## To be done
Pictures stay out. Extract the lines below from the first one through the line with "const yTicks = [0, 20, 40, 60, 80, 100];", both included.

──────────────────────────────

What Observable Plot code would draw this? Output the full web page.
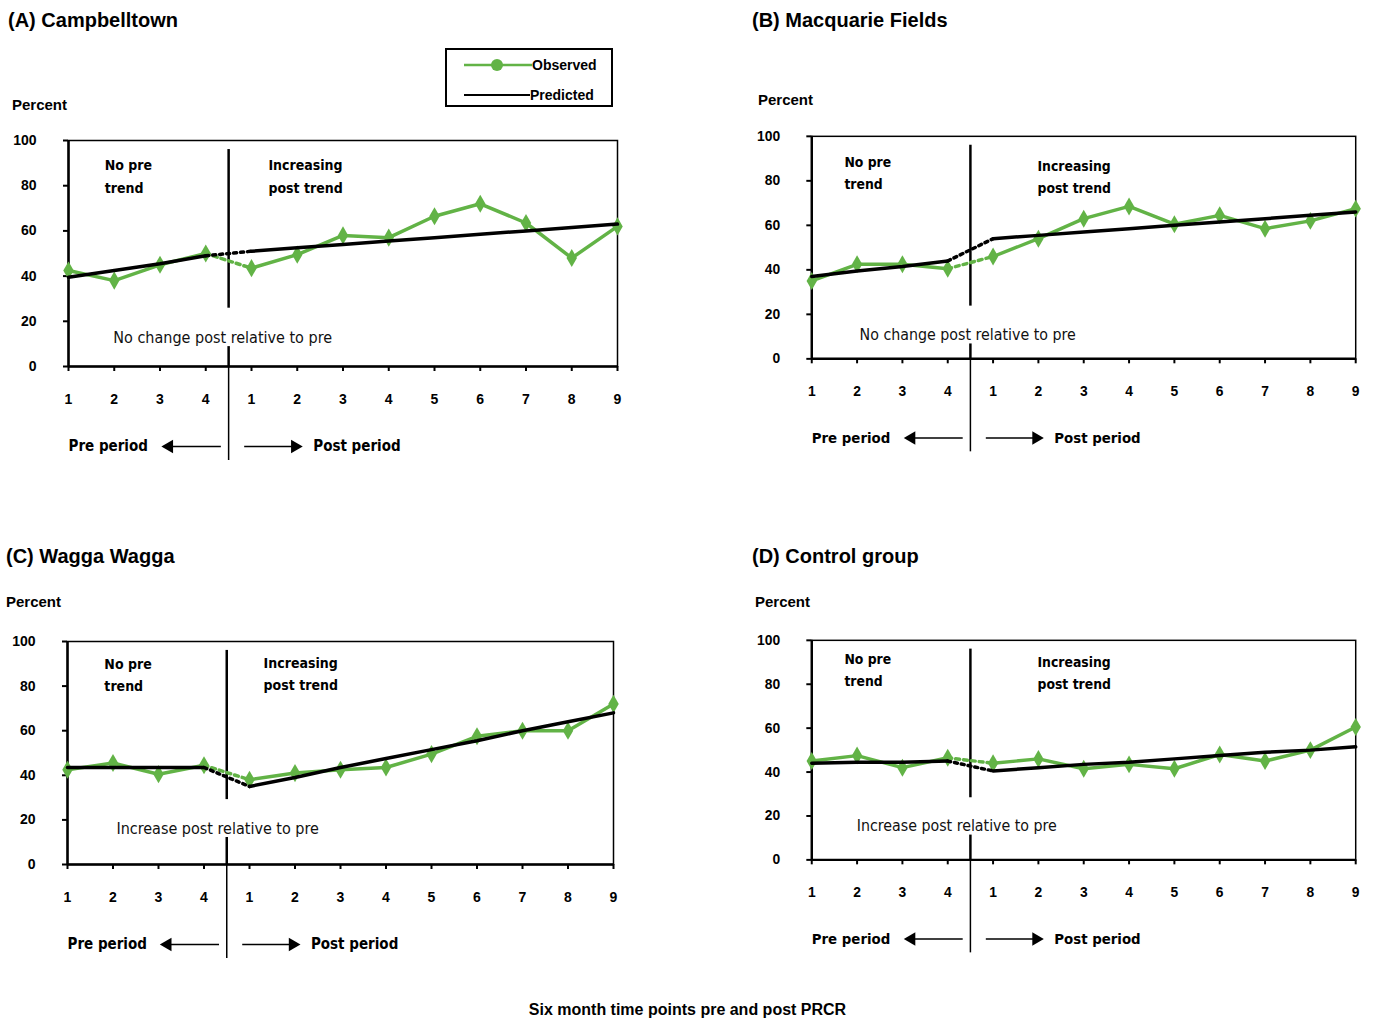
<!DOCTYPE html>
<html>
<head>
<meta charset="utf-8">
<script src="https://cdn.jsdelivr.net/npm/d3@7"></script>
<script src="https://cdn.jsdelivr.net/npm/@observablehq/plot@0.6"></script>
<style>
  html, body { margin: 0; padding: 0; background: #fff; width: 1375px; height: 1019px; overflow: hidden; }
  body { position: relative; font-family: "Liberation Sans", Arial, sans-serif; }
  .abs { position: absolute; white-space: nowrap; color: #000; }
  .title { font-weight: bold; font-size: 20px; }
  .unit { font-weight: bold; font-size: 15px; }
  .panel { position: absolute; }
  .panel svg { overflow: visible; }
</style>
</head>
<body>
<script>
// ---------- data ----------
const positions = [1, 2, 3, 4, 5, 6, 7, 8, 9, 10, 11, 12, 13];
const periodLabels = ["1", "2", "3", "4", "1", "2", "3", "4", "5", "6", "7", "8", "9"];
const yTicks = [0, 20, 40, 60, 80, 100];

const observedA = [42.5, 38, 45, 50, 43.5, 49.5, 58, 57, 66.5, 72, 63.5, 48, 62];
const predictedA = [39.5, 42.5, 45.5, 49, 51, 52.5, 54, 55.5, 57, 58.5, 60, 61.5, 63];
const observedB = [35, 42.5, 42.5, 40.5, 46, 54, 63, 68.5, 60.5, 64.5, 58.5, 62, 67.5];
const predictedB = [37, 39.5, 41.5, 44, 54, 55.5, 57, 58.5, 60, 61.5, 63, 64.5, 66];
const observedC = [42.5, 45.5, 40.5, 44.5, 38, 41, 42.5, 43.5, 49.5, 57.5, 60, 60, 72];
const predictedC = [43.5, 43.5, 43.5, 43.5, 35, 39, 43.5, 47.5, 51.5, 55.5, 60, 64, 68];
const observedD = [45, 47.5, 42, 46.5, 44, 46, 41.5, 43.5, 41.5, 48, 45, 50, 60.5];
const predictedD = [44, 44.5, 44.5, 45, 40.5, 42, 43.5, 44.5, 46, 47.5, 49, 50, 51.5];

const titles = ["(A) Campbelltown", "(B) Macquarie Fields", "(C) Wagga Wagga", "(D) Control group"];
const changeNotes = ["No change post relative to pre", "No change post relative to pre",
                     "Increase post relative to pre", "Increase post relative to pre"];
const preTrendText = "No pre\ntrend";
const postTrendText = "Increasing\npost trend";
const unitLabel = "Percent";
const preLabel = "Pre period";
const postLabel = "Post period";
const caption = "Six month time points pre and post PRCR";
const legendLabels = ["Observed", "Predicted"];

const GREEN = "#62b346";
const FONT = '"Liberation Sans Narrow", "DejaVu Sans Condensed", "Liberation Sans", Arial, sans-serif';

// ---------- layout (pixels) ----------
const panels = [
  {obs: observedA, pred: predictedA, axisX: 68,  rightX: 617,  y100: 140, y0: 366,
   titleX: 8,   titleY: 9,   unitX: 12,  unitY: 96,
   preTxt: [1.79, 85], postTxt: [5.37, 85], note: [4.37, 12.8]},
  {obs: observedB, pred: predictedB, axisX: 812, rightX: 1362, y100: 136, y0: 361,
   titleX: 752, titleY: 9,   unitX: 758, unitY: 91,
   preTxt: [1.72, 84.4], postTxt: [5.98, 82.7], note: [4.44, 10.7]},
  {obs: observedC, pred: predictedC, axisX: 67,  rightX: 613,  y100: 641, y0: 864,
   titleX: 6,   titleY: 545, unitX: 6,   unitY: 593,
   preTxt: [1.81, 86], postTxt: [5.31, 86.5], note: [4.3, 16.1]},
  {obs: observedD, pred: predictedD, axisX: 812, rightX: 1362, y100: 640, y0: 862,
   titleX: 752, titleY: 545, unitX: 755, unitY: 593,
   preTxt: [1.72, 87.4], postTxt: [5.98, 86], note: [4.2, 15.3]}
];

function addText(txt, x, y, cls) {
  const d = document.createElement("div");
  d.className = "abs " + cls;
  d.style.left = x + "px";
  d.style.top = y + "px";
  d.textContent = txt;
  document.body.appendChild(d);
}

function makePanel(p, idx) {
  const mL = 68, mT = 15, mR = 20, mB = 108;
  const plotH = p.y0 - p.y100;
  const plotW = p.rightX - p.axisX;
  const pxPerUnit = plotH / 100;
  const below = px => -px / pxPerUnit;   // value that sits px pixels below the x axis
  const rows = positions.map((x, i) => ({x, i, obs: p.obs[i], pred: p.pred[i]}));
  const pre = rows.filter(d => d.i <= 3);
  const post = rows.filter(d => d.i >= 4);
  const bridge = rows.filter(d => d.i === 3 || d.i === 4);
  const yLab = below(80);

  const chart = Plot.plot({
    width: mL + plotW + mR,
    height: mT + plotH + mB,
    marginLeft: mL, marginRight: mR, marginTop: mT, marginBottom: mB,
    x: {domain: [1, 13], axis: null},
    y: {domain: [0, 100], axis: null},
    style: {fontFamily: FONT, background: "transparent", overflow: "visible"},
    marks: [
      Plot.frame({stroke: "#000", strokeWidth: 1.5}),
      Plot.axisY({ticks: yTicks, tickSize: 5, tickPadding: 27, fontSize: 14, fontWeight: "bold",
                  fontFamily: '"Liberation Sans", Arial, sans-serif', label: null, strokeWidth: 2}),
      Plot.axisX({ticks: positions, tickFormat: d => periodLabels[d - 1], tickSize: 5, tickPadding: 23,
                  fontSize: 14, fontWeight: "bold", fontFamily: '"Liberation Sans", Arial, sans-serif',
                  label: null, strokeWidth: 2}),
      Plot.ruleX([1], {stroke: "#000", strokeWidth: 2.5}),
      Plot.ruleY([0], {stroke: "#000", strokeWidth: 2.5}),
      // intervention divider (broken around the note)
      Plot.ruleX([4.5], {y1: 96, y2: p.note[1] + 13, stroke: "#000", strokeWidth: 2.5}),
      Plot.ruleX([4.5], {y1: p.note[1] - 4, y2: 0, stroke: "#000", strokeWidth: 2.5}),
      Plot.ruleX([4.5], {y1: 0, y2: below(94), stroke: "#000", strokeWidth: 1.5}),
      // observed
      Plot.line(pre, {x: "x", y: "obs", stroke: GREEN, strokeWidth: 3.5}),
      Plot.line(bridge, {x: "x", y: "obs", stroke: GREEN, strokeWidth: 3.5, strokeDasharray: "4,4"}),
      Plot.line(post, {x: "x", y: "obs", stroke: GREEN, strokeWidth: 3.5}),
      Plot.dot(rows, {x: "x", y: "obs", fill: GREEN, r: 5.5, symbol: "diamond"}),
      // predicted
      Plot.line(pre, {x: "x", y: "pred", stroke: "#000", strokeWidth: 3.5}),
      Plot.line(bridge, {x: "x", y: "pred", stroke: "#000", strokeWidth: 3.5, strokeDasharray: "3,4"}),
      Plot.line(post, {x: "x", y: "pred", stroke: "#000", strokeWidth: 3.5}),
      // annotations
      Plot.text([preTrendText], {x: p.preTxt[0], y: p.preTxt[1], textAnchor: "start", lineAnchor: "middle",
                  lineHeight: 1.6, fontSize: 14, fontWeight: "bold", fill: "#000"}),
      Plot.text([postTrendText], {x: p.postTxt[0], y: p.postTxt[1], textAnchor: "start", lineAnchor: "middle",
                  lineHeight: 1.6, fontSize: 14, fontWeight: "bold", fill: "#000"}),
      Plot.text([changeNotes[idx]], {x: p.note[0], y: p.note[1], textAnchor: "middle", fontSize: 16,
                  fill: "#111", fontFamily: FONT}),
      // pre / post period labels with arrows
      Plot.text([preLabel], {x: 1, y: yLab, textAnchor: "start", fontSize: 15, fontWeight: "bold", fill: "#000"}),
      Plot.link([0], {x1: 4.33, x2: 3.25, y1: yLab, y2: yLab, stroke: "#000", strokeWidth: 1.5}),
      Plot.dot([0], {x: 3.2, y: yLab, symbol: "triangle", rotate: -90, r: 5, fill: "#000"}),
      Plot.link([0], {x1: 4.84, x2: 5.9, y1: yLab, y2: yLab, stroke: "#000", strokeWidth: 1.5}),
      Plot.dot([0], {x: 5.95, y: yLab, symbol: "triangle", rotate: 90, r: 5, fill: "#000"}),
      Plot.text([postLabel], {x: 6.35, y: yLab, textAnchor: "start", fontSize: 15, fontWeight: "bold", fill: "#000"})
    ]
  });
  const wrap = document.createElement("div");
  wrap.className = "panel";
  wrap.style.left = (p.axisX - mL) + "px";
  wrap.style.top = (p.y100 - mT) + "px";
  wrap.appendChild(chart);
  document.body.appendChild(wrap);

  addText(titles[idx], p.titleX, p.titleY, "title");
  addText(unitLabel, p.unitX, p.unitY, "unit");
}

panels.forEach(makePanel);

// ---------- legend ----------
const leg = document.createElement("div");
leg.className = "abs";
leg.style.left = "445px"; leg.style.top = "48px";
leg.style.width = "164px"; leg.style.height = "55px";
leg.style.border = "2px solid #000";
leg.innerHTML =
  `<svg width="164" height="55" style="position:absolute;left:0;top:0">
     <line x1="17" x2="85" y1="15" y2="15" stroke="${GREEN}" stroke-width="2.5"/>
     <circle cx="50" cy="15" r="6" fill="${GREEN}"/>
     <line x1="17" x2="83" y1="45" y2="45" stroke="#000" stroke-width="2"/>
     <text x="85" y="20" font-family='"Liberation Sans", Arial, sans-serif' font-size="14" font-weight="bold">${legendLabels[0]}</text>
     <text x="83" y="50" font-family='"Liberation Sans", Arial, sans-serif' font-size="14" font-weight="bold">${legendLabels[1]}</text>
   </svg>`;
document.body.appendChild(leg);

// ---------- caption ----------
const cap = document.createElement("div");
cap.className = "abs";
cap.style.left = "0px"; cap.style.width = "1375px"; cap.style.top = "1001px";
cap.style.textAlign = "center";
cap.style.fontWeight = "bold"; cap.style.fontSize = "16px";
cap.textContent = caption;
document.body.appendChild(cap);
</script>
</body>
</html>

──────────────────────────────

## Written answer
What Observable Plot code would draw this? Output the full web page.
<!DOCTYPE html>
<html>
<head>
<meta charset="utf-8">
<script src="https://cdn.jsdelivr.net/npm/d3@7"></script>
<script src="https://cdn.jsdelivr.net/npm/@observablehq/plot@0.6"></script>
<style>
  html, body { margin: 0; padding: 0; background: #fff; width: 1375px; height: 1019px; overflow: hidden; }
  body { position: relative; font-family: "Liberation Sans", Arial, sans-serif; }
  .abs { position: absolute; white-space: nowrap; color: #000; }
  .title { font-weight: bold; font-size: 20px; }
  .unit { font-weight: bold; font-size: 15px; }
  .panel { position: absolute; }
  .panel svg { overflow: visible; }
</style>
</head>
<body>
<script>
// ---------- data ----------
const positions = [1, 2, 3, 4, 5, 6, 7, 8, 9, 10, 11, 12, 13];
const periodLabels = ["1", "2", "3", "4", "1", "2", "3", "4", "5", "6", "7", "8", "9"];
const yTicks = [0, 20, 40, 60, 80, 100];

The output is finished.